Last week I went on a course and it was epic - probably the best technical course I’ve ever attended. It was entitled “Hack Yourself First”.
Why was it so good?
It wasn’t the subject matter – as interesting and entertaining as it was.
It wasn’t the “best hotel in Glasgow” venue (although Blytheswood Hotel, you did let yourself down a bit. Please be decent about it and sort this guy out – special cakes at coffee break really didn’t cut it).
It wasn’t the fact the course was created by Troy Hunt, a world-renowned security expert, although that was an influence.
No, it was down to the delivery of the course by Scott Helme, another world-renowned security expert, based here in the UK.
There’s nothing worse than being on a course (which you’ve paid for) that’s being delivered by someone who is simply doing their job, which is to deliver courses. Blah, Blah, Blah…
Instead, we spent two days listening to someone who lives, breaths, eats and sleeps security. He’s not just delivering someone else’s material – he’s talking about all the expertise and experiences he’s acquired along his career path of working in development, test/QA and then security. That comes out in the delivery.
As for the course itself? Wow! What an eye opener.
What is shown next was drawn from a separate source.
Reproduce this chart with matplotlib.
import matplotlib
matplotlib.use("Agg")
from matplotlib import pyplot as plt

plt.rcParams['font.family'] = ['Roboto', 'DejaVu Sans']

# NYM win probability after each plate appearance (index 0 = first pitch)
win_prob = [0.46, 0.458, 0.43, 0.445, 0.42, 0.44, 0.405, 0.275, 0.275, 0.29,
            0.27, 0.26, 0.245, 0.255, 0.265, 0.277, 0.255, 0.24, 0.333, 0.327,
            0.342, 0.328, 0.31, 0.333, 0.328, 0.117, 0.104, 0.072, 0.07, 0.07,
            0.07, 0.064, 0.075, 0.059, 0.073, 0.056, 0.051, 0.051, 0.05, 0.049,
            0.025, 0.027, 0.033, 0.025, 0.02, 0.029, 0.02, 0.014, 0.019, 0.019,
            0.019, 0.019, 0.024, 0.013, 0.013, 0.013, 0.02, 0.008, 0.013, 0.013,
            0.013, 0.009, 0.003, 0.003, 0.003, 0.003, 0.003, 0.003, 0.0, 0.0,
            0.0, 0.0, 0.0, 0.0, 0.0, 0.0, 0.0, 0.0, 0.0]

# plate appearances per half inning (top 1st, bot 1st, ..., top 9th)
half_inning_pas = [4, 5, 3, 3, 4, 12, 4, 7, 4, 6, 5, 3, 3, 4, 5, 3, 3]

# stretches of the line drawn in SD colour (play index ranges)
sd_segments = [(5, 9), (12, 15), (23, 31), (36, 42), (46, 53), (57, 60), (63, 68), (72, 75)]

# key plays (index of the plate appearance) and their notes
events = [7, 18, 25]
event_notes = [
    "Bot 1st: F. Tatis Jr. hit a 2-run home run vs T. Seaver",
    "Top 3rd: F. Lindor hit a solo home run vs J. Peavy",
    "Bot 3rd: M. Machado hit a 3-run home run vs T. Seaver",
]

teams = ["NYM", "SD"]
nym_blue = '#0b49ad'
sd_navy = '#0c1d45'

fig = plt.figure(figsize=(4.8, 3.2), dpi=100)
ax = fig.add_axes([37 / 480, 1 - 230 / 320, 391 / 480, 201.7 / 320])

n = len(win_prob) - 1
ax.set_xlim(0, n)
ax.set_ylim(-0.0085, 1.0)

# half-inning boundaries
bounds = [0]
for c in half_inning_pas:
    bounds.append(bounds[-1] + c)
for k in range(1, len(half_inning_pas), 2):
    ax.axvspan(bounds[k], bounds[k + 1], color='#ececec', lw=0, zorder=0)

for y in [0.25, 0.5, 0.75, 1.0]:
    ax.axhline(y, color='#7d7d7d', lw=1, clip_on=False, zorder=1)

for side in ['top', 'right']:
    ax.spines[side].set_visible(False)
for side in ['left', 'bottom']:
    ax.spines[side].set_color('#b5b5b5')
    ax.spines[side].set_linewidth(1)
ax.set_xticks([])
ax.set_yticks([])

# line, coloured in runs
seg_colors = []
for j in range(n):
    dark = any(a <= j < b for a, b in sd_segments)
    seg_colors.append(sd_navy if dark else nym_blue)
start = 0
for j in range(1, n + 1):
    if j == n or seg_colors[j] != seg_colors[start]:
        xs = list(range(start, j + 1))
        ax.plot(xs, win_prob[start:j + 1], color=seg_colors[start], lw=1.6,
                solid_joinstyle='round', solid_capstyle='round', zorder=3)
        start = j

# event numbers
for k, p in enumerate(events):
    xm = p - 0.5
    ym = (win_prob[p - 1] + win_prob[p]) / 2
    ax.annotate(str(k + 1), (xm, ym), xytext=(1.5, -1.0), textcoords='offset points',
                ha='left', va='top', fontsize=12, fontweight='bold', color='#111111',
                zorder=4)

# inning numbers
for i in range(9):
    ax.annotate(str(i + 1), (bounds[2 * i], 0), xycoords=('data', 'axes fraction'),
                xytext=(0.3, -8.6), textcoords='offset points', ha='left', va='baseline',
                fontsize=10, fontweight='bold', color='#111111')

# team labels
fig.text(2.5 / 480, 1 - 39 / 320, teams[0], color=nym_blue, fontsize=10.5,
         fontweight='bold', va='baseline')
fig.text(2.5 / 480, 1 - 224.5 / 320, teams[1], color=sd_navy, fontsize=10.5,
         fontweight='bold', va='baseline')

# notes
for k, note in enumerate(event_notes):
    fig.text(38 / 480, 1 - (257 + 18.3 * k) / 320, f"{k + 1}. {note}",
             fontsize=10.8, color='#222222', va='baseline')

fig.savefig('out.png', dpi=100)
A lot of it was focused around Web and JavaScript. I stopped doing web development when tables were the answer to everything, and CSS was mostly about colours and fonts. Talk about being out your depth. I quickly felt like a bit of an impostor. The fact was I probably the oldest person in the room didn’t help – on the distribution curve of ages, I was in the outlier’s section. Young hipsters with MacBook’s, covered in stickers. Me with my corporate Dell and one cyber security sticker to help with my “street cred” (and it’s probably not even cool to call it that anymore).
We had a website supplied with vulnerabilities for us to find and exploit. I was amazed at how quickly the web experts in the group found them and took advantage of them in creative and sometimes amusing ways. We also did some work around mobile which was also interesting. I learnt a lot from that section all by itself. Many of the tasks we undertook were also a lot of fun, but it was ultimately about learning what the various tools can do. Watching the back-end database for a website being extracted record by record was quite sobering.
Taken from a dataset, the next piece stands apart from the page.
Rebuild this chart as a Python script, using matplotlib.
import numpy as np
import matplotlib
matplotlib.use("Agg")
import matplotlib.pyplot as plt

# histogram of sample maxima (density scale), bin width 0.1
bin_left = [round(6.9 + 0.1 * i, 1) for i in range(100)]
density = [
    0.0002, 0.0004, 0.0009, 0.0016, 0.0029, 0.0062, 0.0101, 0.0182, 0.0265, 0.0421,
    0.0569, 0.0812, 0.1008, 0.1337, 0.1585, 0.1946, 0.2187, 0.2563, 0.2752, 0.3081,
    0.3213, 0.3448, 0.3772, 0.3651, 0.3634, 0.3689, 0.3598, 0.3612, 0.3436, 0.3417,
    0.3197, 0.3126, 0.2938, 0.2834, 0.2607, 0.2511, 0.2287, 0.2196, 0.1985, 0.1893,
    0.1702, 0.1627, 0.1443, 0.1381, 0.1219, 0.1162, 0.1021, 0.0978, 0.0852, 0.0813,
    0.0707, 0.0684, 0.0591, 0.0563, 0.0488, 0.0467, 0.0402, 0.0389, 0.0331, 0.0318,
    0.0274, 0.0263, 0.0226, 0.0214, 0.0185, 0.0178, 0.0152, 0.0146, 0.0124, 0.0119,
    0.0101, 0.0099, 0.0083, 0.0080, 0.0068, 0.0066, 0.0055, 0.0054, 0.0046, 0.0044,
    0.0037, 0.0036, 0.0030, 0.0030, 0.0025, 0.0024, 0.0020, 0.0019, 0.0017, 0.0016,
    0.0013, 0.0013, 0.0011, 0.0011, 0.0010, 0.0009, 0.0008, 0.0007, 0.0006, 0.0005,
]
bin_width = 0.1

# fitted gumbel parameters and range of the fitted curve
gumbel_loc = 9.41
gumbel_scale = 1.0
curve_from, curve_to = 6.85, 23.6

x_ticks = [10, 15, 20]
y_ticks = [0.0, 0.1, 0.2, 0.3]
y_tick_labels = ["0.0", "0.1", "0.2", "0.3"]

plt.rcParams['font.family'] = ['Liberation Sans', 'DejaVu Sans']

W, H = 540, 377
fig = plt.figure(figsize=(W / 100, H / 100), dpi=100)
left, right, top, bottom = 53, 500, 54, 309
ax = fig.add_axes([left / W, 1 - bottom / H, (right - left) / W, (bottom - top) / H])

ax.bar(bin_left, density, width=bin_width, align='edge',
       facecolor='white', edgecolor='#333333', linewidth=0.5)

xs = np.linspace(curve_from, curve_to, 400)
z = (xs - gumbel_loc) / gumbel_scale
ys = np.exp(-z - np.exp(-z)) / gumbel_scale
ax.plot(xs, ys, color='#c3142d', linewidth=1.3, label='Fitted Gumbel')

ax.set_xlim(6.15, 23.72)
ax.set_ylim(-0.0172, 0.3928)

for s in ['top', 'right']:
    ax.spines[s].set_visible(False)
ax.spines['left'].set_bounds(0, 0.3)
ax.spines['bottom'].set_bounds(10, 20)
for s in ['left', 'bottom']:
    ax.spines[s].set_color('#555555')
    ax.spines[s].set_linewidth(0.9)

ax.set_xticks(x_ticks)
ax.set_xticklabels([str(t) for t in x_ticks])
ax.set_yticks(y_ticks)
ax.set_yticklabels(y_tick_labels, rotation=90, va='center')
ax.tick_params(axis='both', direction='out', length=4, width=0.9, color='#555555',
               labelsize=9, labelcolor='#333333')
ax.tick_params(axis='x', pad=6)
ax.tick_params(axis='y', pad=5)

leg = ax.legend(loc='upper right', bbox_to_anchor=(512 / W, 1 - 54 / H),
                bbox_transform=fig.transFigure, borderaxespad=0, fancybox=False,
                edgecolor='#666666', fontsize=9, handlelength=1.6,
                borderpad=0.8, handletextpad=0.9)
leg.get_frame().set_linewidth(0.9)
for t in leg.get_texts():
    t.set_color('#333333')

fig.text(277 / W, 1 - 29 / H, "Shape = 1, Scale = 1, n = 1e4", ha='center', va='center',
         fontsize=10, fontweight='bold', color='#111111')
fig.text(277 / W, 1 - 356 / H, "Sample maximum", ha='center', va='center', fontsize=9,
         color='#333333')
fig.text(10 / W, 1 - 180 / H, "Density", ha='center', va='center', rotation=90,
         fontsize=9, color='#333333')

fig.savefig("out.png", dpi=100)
Fortunately, my personal remit for attending wasn’t to be super good at hacking (with a view to hacking your own systems), but simply to understand where the scope lies for systems to be vulnerable and how those vulnerabilities might be exploited. I have a fabulous team of highly skilled people here at Exmos that will take my new knowledge and build it into our development and support processes.
So, there you have it. Two days being educated by someone passionate about his work. What better way to end a week?